Dataset rows

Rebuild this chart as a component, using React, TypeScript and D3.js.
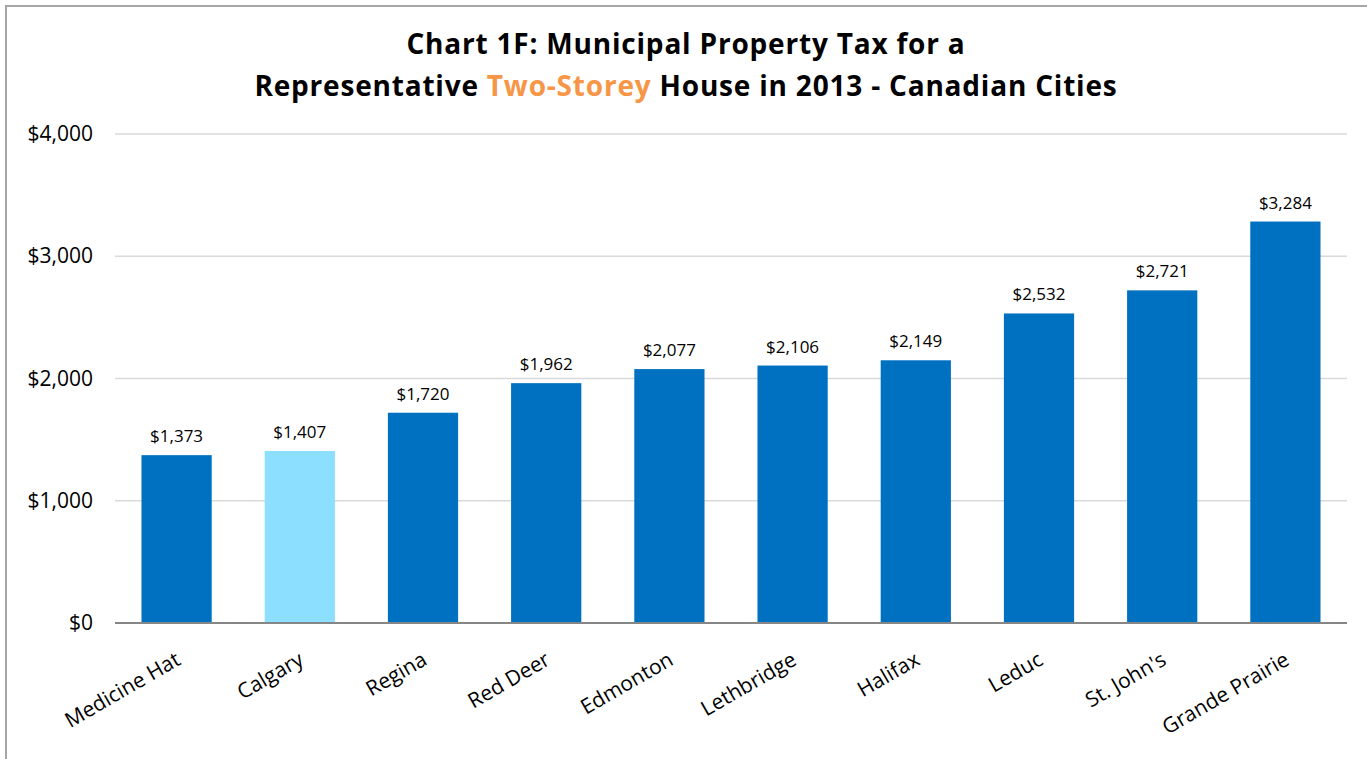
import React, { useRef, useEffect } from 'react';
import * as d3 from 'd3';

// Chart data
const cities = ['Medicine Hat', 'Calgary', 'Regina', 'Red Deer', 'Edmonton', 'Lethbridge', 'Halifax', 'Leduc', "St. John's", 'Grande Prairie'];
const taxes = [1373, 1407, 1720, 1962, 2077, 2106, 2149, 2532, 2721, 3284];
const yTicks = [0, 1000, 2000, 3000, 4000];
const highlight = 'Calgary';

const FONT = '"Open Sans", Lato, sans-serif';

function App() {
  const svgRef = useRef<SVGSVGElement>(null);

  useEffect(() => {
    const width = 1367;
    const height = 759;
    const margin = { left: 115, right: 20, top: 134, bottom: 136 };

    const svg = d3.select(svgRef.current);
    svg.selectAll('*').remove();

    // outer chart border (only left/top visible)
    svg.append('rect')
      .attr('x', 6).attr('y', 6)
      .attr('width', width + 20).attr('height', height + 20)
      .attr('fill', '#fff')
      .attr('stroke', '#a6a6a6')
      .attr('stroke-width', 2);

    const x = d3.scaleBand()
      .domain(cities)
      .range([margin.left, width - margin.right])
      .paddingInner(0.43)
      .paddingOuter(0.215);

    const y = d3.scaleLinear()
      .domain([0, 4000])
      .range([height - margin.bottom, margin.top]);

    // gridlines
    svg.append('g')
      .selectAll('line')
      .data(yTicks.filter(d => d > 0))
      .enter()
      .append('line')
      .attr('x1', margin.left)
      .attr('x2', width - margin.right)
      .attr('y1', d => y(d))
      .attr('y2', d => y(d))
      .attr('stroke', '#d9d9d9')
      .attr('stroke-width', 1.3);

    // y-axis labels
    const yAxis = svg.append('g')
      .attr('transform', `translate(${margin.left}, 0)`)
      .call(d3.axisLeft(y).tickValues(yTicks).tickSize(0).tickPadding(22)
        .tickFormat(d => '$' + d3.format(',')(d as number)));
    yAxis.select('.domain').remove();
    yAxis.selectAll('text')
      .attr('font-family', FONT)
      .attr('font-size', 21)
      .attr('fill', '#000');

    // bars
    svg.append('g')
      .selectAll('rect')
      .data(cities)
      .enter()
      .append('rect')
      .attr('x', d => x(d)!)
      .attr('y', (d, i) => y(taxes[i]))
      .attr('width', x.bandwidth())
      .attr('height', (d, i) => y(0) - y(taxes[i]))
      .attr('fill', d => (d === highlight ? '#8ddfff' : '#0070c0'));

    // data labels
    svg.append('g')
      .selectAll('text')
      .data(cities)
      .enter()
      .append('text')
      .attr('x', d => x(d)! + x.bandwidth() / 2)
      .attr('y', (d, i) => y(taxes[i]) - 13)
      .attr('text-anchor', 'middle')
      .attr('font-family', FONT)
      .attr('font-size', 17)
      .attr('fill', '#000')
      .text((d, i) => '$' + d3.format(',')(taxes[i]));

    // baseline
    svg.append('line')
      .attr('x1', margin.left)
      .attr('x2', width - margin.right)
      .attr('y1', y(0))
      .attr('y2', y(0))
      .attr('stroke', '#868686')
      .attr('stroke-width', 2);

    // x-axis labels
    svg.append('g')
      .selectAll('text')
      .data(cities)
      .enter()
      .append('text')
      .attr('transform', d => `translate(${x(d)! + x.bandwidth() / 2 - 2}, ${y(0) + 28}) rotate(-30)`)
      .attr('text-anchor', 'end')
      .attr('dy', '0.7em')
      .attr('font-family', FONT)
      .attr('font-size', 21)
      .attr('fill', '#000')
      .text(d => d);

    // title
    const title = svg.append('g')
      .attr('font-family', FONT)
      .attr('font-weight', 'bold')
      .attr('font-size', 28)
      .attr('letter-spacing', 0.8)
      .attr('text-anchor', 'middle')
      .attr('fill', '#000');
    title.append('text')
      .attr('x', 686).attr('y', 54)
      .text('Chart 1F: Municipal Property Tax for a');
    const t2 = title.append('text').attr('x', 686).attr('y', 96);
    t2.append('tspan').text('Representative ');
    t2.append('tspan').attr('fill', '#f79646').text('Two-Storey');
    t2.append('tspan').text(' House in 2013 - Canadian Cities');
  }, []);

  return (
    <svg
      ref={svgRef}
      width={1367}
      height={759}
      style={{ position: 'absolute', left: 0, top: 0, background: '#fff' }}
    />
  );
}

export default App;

* * *

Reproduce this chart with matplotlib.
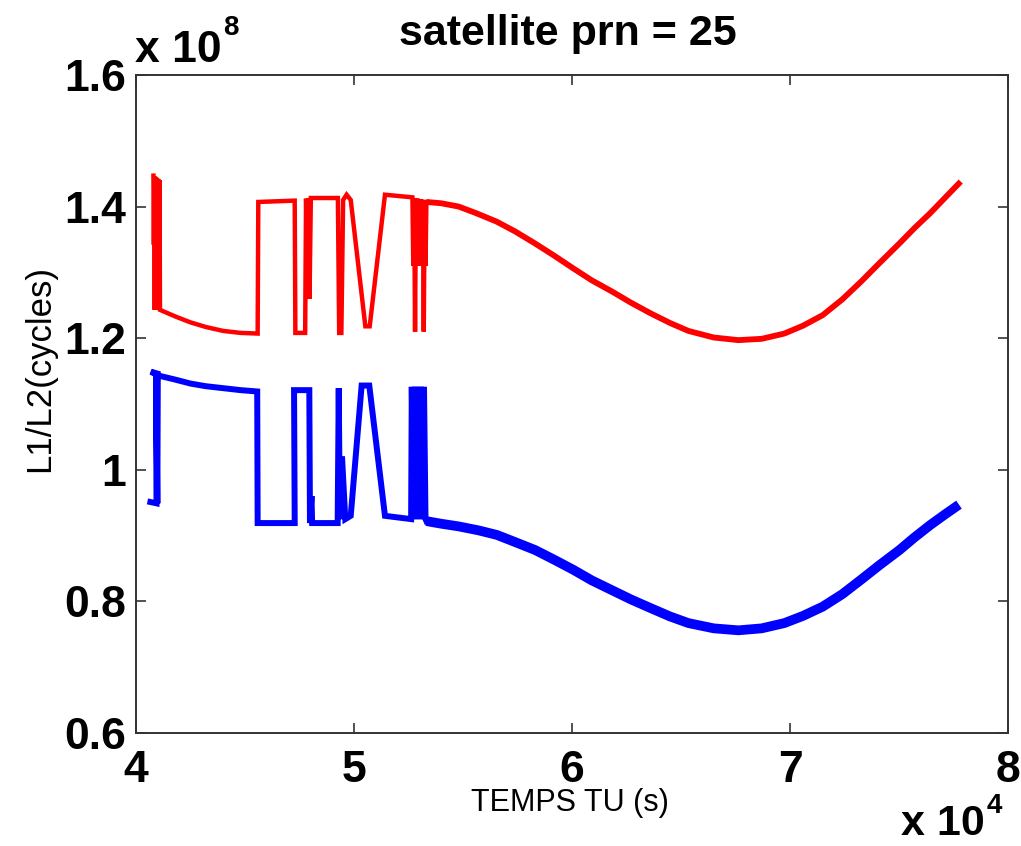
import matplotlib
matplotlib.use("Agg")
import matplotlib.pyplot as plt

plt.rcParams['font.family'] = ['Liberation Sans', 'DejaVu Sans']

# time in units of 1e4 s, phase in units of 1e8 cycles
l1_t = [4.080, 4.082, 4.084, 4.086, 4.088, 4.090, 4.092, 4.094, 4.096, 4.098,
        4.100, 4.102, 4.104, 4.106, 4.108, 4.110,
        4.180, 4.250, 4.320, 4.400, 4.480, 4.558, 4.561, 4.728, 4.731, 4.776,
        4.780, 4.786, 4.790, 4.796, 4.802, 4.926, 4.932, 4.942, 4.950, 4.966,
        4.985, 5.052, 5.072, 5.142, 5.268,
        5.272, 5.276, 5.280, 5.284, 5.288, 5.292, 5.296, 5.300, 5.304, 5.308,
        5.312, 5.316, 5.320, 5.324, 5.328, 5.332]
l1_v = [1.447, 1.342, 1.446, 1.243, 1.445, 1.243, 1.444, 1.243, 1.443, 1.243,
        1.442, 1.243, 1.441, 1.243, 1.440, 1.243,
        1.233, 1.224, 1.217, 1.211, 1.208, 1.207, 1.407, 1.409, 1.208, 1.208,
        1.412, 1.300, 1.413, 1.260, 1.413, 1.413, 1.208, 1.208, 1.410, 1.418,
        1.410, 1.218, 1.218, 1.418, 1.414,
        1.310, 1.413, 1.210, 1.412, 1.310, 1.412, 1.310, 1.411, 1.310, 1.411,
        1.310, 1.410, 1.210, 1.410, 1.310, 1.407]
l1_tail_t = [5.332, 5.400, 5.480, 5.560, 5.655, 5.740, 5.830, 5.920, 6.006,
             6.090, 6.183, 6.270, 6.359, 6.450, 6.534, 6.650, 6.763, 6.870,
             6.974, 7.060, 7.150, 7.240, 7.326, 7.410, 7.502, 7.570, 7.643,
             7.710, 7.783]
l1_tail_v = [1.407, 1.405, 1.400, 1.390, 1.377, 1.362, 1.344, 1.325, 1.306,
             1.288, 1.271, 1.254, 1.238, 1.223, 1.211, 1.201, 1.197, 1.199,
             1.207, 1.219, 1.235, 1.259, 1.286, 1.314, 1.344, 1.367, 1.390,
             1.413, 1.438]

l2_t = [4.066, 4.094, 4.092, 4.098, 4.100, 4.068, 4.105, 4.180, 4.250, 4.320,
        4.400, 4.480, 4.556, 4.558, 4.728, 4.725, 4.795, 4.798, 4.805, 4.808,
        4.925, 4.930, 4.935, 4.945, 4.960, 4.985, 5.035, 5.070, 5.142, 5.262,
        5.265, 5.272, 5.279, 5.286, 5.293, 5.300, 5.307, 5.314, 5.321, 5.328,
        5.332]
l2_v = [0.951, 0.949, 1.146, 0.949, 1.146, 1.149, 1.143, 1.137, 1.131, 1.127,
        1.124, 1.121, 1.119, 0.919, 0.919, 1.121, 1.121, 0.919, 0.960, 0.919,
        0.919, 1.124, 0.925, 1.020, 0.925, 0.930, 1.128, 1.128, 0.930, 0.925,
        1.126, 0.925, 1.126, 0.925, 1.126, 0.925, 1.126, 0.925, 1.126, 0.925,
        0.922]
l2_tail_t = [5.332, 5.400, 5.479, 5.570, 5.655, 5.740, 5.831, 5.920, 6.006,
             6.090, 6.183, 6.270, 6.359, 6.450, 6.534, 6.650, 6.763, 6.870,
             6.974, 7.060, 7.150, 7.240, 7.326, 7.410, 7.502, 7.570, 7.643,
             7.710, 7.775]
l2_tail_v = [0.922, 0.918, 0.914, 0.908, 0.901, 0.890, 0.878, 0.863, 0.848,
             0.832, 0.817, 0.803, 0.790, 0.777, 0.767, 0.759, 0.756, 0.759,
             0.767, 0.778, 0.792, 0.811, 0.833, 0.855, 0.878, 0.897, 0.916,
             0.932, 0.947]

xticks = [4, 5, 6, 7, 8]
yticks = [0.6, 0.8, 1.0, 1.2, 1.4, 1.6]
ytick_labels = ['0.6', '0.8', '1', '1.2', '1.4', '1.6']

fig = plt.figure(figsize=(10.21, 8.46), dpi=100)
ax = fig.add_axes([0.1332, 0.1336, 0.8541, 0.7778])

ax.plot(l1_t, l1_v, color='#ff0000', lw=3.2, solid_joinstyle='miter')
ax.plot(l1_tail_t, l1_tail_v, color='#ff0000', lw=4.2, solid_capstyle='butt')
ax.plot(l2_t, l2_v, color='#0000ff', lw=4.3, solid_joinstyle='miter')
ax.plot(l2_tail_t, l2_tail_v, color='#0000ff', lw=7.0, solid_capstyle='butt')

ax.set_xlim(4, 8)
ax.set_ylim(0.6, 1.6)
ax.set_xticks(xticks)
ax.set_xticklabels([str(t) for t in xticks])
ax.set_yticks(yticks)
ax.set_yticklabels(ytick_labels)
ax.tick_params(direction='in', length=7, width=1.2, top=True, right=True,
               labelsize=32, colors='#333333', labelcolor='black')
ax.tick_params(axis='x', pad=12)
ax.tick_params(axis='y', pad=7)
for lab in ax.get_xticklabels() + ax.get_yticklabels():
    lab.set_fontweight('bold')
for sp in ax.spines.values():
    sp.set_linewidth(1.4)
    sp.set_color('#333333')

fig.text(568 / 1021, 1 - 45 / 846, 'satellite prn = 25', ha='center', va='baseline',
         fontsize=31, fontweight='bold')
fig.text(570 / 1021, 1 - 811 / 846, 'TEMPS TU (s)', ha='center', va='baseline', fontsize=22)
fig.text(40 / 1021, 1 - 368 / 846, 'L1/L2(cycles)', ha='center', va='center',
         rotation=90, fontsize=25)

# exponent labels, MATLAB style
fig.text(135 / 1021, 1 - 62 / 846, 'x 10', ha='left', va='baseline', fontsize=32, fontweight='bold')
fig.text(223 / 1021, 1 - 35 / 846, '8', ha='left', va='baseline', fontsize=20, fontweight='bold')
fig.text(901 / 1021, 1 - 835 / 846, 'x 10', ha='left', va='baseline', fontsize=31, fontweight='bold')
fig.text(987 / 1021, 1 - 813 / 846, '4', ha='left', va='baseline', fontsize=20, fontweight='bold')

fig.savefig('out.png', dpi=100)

▶ DIRECTION
Between the line with "Reproduce this chart with matplotlib." and the line with "plt.rcParams['font.family'] = ['Liberation", ends included, lies the span to copy exactly; copy nothing else and leave out the pictures.

▶ CORRECT RESPONSE
Reproduce this chart with matplotlib.
import matplotlib
matplotlib.use("Agg")
import matplotlib.pyplot as plt

plt.rcParams['font.family'] = ['Liberation Sans', 'DejaVu Sans']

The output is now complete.